The cockpit recording on TWA Flight 800, which went down off the coast of New York in 1996 in a ball of fire after its fuel tank exploded, captured a “very loud sound” that lasted only 0.117 seconds before the recorder lost power and failed, according to the NTSB’s final report.

In the TWA investigation, conducted amid claims that a bomb or missile was involved, the NTSB gathered recordings from previous aircraft breakups such as Pan Am Flight 103, a Boeing 747 downed by a bomb over Scotland in 1988. Investigators also recorded the sounds of various types of bombs, simulated structural failures and other explosions in abandoned aircraft.
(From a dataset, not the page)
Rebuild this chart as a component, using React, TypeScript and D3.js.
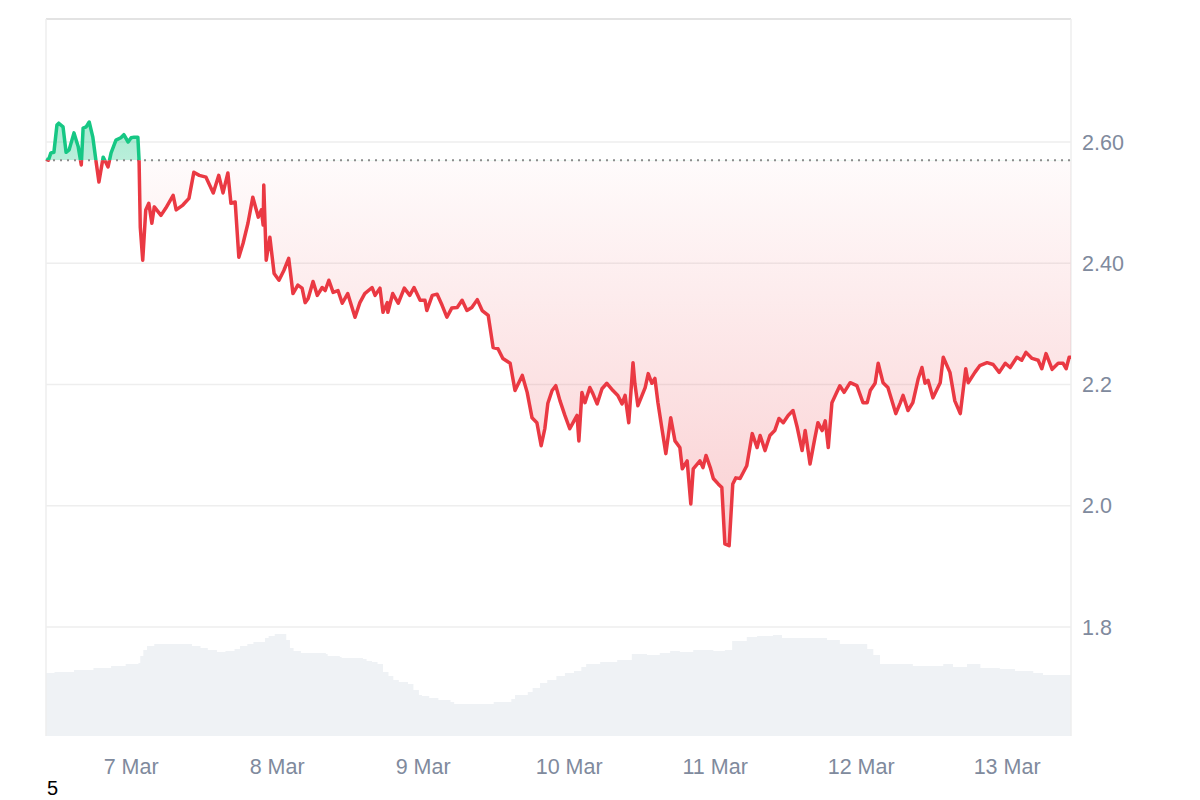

Their analysis found that sound waves from bombs left a distinct signature different from other sudden failures, helping them rule out a bomb.

Critical Clues

Loeb, who oversaw the TWA investigation and participated in other cases in which explosions brought down planes, said the recorders have another purpose: They can help rule out other possible causes. In the Malaysia accident, for example, the recorders showed that the plane was operating normally until it was hit by the missile.

Still, the most critical clues in the TWA investigation were the twisted metal fragments dredged up from the Atlantic Ocean, Loeb said. Indentations in steel beams and the way skin on the fuselage peeled off the plane provided investigators a road map for where the explosion occurred and how it began.

Investigators combing the desert in Egypt will have to conduct the same meticulous review of the Metrojet aircraft’s wreckage, he said.

“They are going to have to have the physical forensic evidence or we’re not going to know,” Loeb said.